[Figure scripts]
——————

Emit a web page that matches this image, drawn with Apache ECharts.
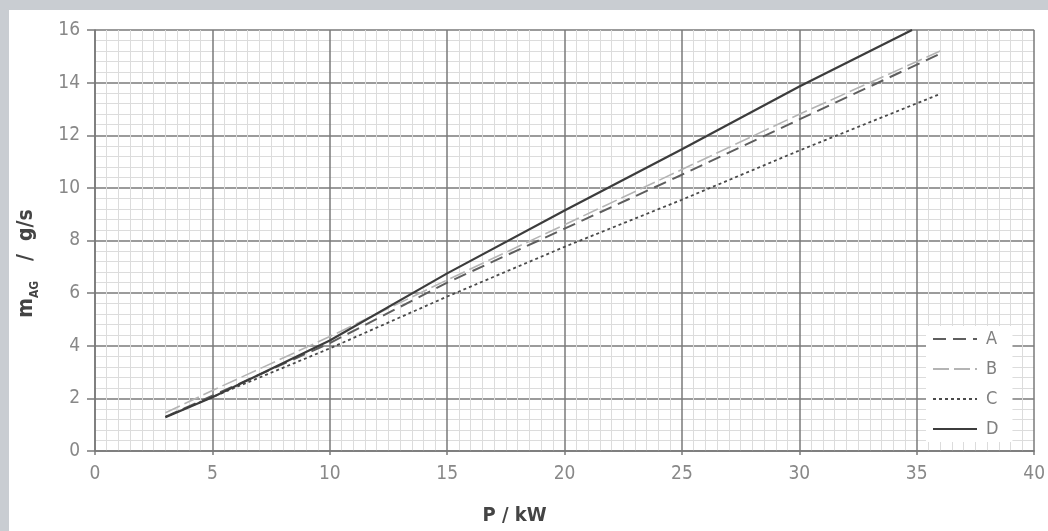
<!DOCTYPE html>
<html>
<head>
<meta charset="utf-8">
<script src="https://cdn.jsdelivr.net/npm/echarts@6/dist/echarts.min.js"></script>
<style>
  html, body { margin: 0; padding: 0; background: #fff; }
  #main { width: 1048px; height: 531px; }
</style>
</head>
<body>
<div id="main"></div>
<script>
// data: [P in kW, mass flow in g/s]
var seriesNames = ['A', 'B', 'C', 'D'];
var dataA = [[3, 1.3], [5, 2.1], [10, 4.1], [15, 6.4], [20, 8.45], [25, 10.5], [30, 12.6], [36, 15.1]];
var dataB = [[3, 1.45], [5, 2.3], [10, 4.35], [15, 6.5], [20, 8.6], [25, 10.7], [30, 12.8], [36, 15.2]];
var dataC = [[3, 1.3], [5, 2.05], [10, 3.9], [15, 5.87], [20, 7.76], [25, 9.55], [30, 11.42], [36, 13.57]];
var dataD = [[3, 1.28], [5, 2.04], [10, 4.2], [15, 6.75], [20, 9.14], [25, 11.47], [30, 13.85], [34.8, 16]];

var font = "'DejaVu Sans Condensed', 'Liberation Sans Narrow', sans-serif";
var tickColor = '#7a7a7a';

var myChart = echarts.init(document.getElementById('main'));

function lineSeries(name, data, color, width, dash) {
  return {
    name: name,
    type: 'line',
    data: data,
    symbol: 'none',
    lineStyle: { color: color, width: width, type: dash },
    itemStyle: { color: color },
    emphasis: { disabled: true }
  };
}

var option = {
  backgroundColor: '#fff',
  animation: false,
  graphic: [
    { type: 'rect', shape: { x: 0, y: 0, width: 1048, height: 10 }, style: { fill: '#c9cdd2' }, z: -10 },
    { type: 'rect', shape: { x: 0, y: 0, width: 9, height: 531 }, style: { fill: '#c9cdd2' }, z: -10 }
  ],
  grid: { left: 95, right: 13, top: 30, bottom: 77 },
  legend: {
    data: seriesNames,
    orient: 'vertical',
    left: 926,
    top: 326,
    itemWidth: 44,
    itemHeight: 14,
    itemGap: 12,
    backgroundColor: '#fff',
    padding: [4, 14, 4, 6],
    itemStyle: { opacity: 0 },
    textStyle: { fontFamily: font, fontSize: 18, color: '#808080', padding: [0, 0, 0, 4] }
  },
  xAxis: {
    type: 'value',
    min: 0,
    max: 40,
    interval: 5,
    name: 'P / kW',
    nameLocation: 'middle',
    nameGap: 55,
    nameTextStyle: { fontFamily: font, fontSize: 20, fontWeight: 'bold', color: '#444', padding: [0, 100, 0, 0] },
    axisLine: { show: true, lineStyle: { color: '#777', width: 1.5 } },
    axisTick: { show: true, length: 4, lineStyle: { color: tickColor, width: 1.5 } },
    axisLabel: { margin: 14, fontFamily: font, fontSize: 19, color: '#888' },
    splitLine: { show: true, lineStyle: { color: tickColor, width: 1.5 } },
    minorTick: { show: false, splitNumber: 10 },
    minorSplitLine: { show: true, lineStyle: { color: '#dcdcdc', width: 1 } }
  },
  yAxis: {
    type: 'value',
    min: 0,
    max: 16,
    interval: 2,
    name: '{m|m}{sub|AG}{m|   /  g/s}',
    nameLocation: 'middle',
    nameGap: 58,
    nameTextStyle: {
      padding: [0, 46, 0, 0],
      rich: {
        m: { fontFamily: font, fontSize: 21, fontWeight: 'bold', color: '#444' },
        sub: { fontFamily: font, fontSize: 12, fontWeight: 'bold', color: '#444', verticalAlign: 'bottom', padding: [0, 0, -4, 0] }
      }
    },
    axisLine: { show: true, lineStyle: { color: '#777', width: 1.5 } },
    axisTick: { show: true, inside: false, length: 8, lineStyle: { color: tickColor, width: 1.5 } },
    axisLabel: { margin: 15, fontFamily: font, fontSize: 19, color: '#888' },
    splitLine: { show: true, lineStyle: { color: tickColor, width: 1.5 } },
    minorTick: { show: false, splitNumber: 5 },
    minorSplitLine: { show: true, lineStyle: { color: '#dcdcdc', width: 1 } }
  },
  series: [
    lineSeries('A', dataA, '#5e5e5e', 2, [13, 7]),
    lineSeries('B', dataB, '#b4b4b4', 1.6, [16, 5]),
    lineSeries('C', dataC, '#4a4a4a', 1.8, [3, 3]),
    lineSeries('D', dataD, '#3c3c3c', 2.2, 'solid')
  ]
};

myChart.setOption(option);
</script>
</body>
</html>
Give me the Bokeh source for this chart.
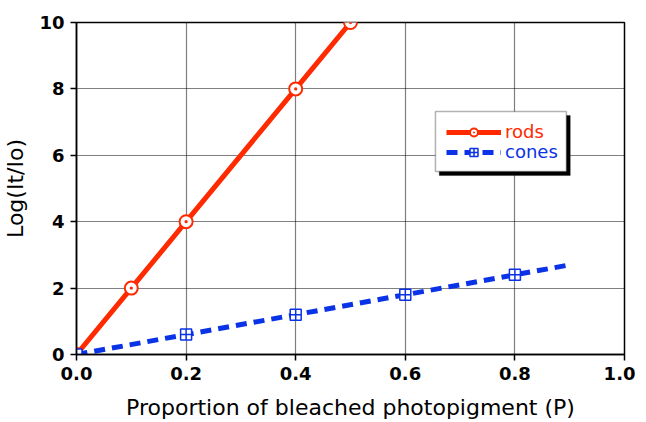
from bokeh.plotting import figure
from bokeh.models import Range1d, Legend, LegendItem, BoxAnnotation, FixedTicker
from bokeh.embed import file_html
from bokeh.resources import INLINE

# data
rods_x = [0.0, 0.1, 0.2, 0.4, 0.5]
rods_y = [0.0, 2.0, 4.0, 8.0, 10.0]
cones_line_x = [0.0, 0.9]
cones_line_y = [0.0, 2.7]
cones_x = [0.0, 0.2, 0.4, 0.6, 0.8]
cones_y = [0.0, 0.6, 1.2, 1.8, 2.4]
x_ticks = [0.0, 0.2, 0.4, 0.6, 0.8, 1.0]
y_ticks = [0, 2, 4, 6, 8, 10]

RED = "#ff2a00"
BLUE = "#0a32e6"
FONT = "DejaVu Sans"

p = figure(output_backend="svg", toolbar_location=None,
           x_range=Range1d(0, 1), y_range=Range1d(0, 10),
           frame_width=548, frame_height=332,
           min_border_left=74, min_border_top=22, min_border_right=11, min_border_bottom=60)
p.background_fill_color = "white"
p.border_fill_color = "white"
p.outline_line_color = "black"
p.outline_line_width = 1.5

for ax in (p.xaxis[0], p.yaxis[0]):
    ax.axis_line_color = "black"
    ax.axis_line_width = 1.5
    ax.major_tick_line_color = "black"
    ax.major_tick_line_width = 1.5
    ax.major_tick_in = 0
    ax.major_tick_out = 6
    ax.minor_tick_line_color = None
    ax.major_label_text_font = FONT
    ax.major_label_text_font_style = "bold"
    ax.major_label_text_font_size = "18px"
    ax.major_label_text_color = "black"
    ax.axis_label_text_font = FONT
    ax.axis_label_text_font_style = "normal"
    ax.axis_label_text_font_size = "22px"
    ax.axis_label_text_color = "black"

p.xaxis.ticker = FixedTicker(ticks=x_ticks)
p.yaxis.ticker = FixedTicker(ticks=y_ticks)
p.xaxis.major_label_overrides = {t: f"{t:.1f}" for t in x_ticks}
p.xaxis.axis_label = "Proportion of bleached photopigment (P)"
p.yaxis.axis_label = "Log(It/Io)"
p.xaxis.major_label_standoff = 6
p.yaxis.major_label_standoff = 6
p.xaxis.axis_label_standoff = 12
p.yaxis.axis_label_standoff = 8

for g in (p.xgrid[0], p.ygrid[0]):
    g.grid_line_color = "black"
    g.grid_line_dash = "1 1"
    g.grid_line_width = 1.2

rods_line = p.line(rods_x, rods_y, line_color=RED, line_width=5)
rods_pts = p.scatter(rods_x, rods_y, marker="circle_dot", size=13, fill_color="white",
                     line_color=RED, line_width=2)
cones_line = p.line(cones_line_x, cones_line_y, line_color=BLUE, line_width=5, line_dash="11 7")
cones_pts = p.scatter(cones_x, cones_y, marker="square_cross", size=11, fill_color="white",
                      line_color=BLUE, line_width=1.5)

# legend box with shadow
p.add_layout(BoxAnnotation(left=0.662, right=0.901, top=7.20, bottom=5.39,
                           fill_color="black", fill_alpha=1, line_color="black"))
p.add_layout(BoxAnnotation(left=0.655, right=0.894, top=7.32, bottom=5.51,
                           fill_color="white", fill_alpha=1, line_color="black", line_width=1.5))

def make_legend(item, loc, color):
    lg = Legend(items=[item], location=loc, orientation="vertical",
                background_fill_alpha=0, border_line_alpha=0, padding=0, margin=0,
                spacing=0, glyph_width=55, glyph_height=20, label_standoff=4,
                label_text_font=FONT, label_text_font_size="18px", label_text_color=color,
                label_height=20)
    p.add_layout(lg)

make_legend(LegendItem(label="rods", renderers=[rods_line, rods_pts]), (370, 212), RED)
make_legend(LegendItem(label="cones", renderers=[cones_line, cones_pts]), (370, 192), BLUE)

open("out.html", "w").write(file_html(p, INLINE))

——————

**AIM OF THE TASK**
Starting at the line containing "Give me the Bokeh source for this chart." and ending at the line containing "p.outline_line_width = 1.5", copy those lines exactly, both included, and nothing more. Leave out any picture.

**FINISHED EXERCISE**
Give me the Bokeh source for this chart.
from bokeh.plotting import figure
from bokeh.models import Range1d, Legend, LegendItem, BoxAnnotation, FixedTicker
from bokeh.embed import file_html
from bokeh.resources import INLINE

# data
rods_x = [0.0, 0.1, 0.2, 0.4, 0.5]
rods_y = [0.0, 2.0, 4.0, 8.0, 10.0]
cones_line_x = [0.0, 0.9]
cones_line_y = [0.0, 2.7]
cones_x = [0.0, 0.2, 0.4, 0.6, 0.8]
cones_y = [0.0, 0.6, 1.2, 1.8, 2.4]
x_ticks = [0.0, 0.2, 0.4, 0.6, 0.8, 1.0]
y_ticks = [0, 2, 4, 6, 8, 10]

RED = "#ff2a00"
BLUE = "#0a32e6"
FONT = "DejaVu Sans"

p = figure(output_backend="svg", toolbar_location=None,
           x_range=Range1d(0, 1), y_range=Range1d(0, 10),
           frame_width=548, frame_height=332,
           min_border_left=74, min_border_top=22, min_border_right=11, min_border_bottom=60)
p.background_fill_color = "white"
p.border_fill_color = "white"
p.outline_line_color = "black"
p.outline_line_width = 1.5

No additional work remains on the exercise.